Trauerlieder

Was ich gerade höre:

Sie ist längst heilig gesprochen. Gilt als eine der großen Sängerinnen des Jazz. Doch gelegentlich kommt es mir vor, als höre ihr kaum jemand so richtig zu. Jetzt hat Cassandra Wilson ihr Album „Coming forth by Day“ mit Songs von Billie Holiday veröffentlicht und besonders die Alternativgemeinde des Pop wird darüber jubilieren, sind doch Musiker von Nick Caves Band dabei.

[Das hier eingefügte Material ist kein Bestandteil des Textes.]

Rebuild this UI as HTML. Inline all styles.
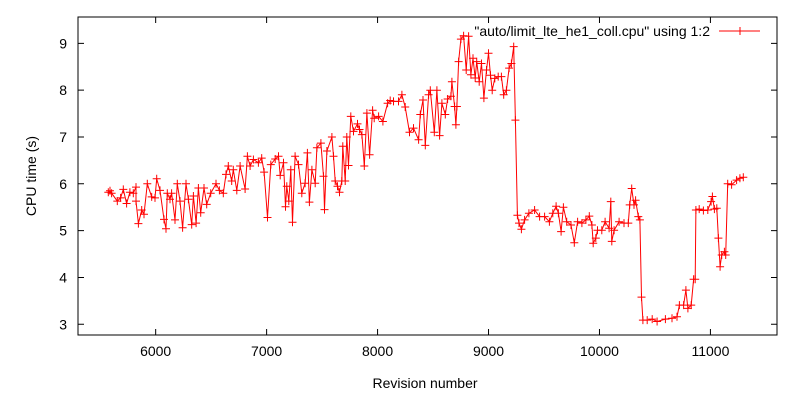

Auch der vielgeliebte und -beschäftigte T-Bone Burnett hat ein paar subtile Einwürfe beigesteuert. Darüber hinaus Nick Zinner von den Yeah Yeah Yeahs. Wow, das muss ja wohl was sein! In der Einleitung im Booklet wird ein bisschen herum geschwafelt, Mythen und Bewusstsein und so was. US-amerikanischer New Age halt, sülzig und süßlich. Klingt zu unverbindlich, im Gegensatz zu dieser CD.

Ich lege sie immer wieder auf, ich komme nicht von ihr los und werde von ihr hineingezogen: Billie Holidays Traurigkeit, diesem Allgemeinplatz der Jazzlexikons, gibt sie sängerische Konturen, macht sie für mich glaubhaft, - obwohl sie selbst als Cassandra Wilson womöglich weit davon entfernt ist. Aber es geht um tiefe Emotionen, um ein Scheitern, um eine traurige Zurückgenommenheit, um Pech, um vergebene Chancen, um eine Gestimmtheit, die die eigene Vernichtung berührt. Das alles kann eine Stimme transportieren, die CD zeigt's. Der Sound und der Geist von Billie Holiday lebe in unseren Ohren und in unserer Vorstellung, so ein gewisser Ashley Kahn im Booklet. Jaja, und das Gefühl, das sich in irgendeiner verrauchten Bar (gab's zu Billies Zeiten noch!) am Ende einer Gasse breitmacht. Nichtdoch. Der Produzent habe großen Einfluss gehabt und überhaupt, der vorliegende Titel „Coming forth by day“ gleiche der losen Übersetzung (ich denke an "Lost in Translation") eines ägyptischen Buches des Todes.

Mir gefällt die große Natürlichkeit in Cassandras Stimme, die Selbstverständlichkeit, die es nicht nötig hat, Wohlklang und technisches Können vorzuführen, die es einfach von selbst ausstrahlt. Eine reiche Innerlichkeit geht von ihr aus, jawohl. Melancholie? Sowieso. Muss bei Holiday-Liedern sein. Billie Holiday mit ihrer Musik in unsere Tage zu bringen. Sie hat es geschafft. Ihr die Rauheit von Nick Caves „Grinderman“ geben? Naja. Eine andere Rauheit hätte auch genügt. Ja klar, wir müssen jetzt nur noch zuhören. Und nicht nur über das Handy mal kurz den Kopfhörer anschließen. Das muss allerbeste Qualität haben, volles Rohr. Es kommt auf Nuancen an. Ohne Kompromisse. Wir können über solcher Musik meditieren. Einfach zuhören, sich in diesen reichen Klangbouquets treiben lassen und sich von dieser Stimme einhüllen lassen, ihr eine gewisse Zeit vertrauen, sich ihr anheimgeben. Eine Zeit lang diesen Weg gehen.